Only at times, the curtain of the pupils
lifts, quietly–. An image enters in,
rushes down through the tensed, arrested muscles,
plunges into the heart and is gone.


Thinking about it now, however, the payoff feels trivial.

A poet becomes unstuck creatively — resulting in his famous New Poems, a significant development in European literature — by observing a creature that is literally stuck, trapped in fact, a magnificent powerful ebony jungle cat, captured and shipped in a frigate’s dark cargo hold thousands of miles from its home, then put on cruel display as a symbol of French colonial might.


Given how my own “mighty will” is trapped in a body that is slowly becoming “paralyzed” by ALS, does this, perhaps, mean that my empathy for the panther might be nobler?

Somehow, I don’t think the panther would care either way.

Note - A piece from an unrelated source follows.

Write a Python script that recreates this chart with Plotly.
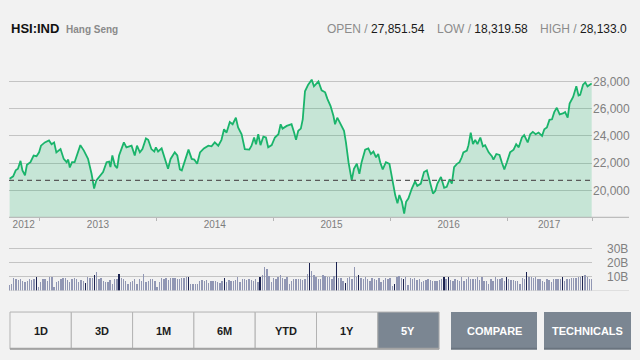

6 thoughts on “Rilke’s Panther

  1. I love this poem–especially Robert Bly’s translation, the one you used here. Rodin told Rilke to go to the zoo to pick an animal not only to observe it but to really see it. That is one of the greatest challenges of life– to not just look, but to really see.

    Liked by 2 people

    1. Looking vs. really seeing is indeed an important distinction. Similar to hearing vs. really listening.

      Like

  2. This is such a great anecdote to share. Took me back to the time when I visited the zoo in the neighbouring town and had very similar feelings about the magnificent, defeated panther.

    Liked by 1 person

    1. Thanks for visiting, Isha. I checked out some of your poetry and enjoyed it very much. I like your fluid, vivid style!

      Liked by 1 person

      1. I’m touched and very thankful, Howard! Have a blessed day!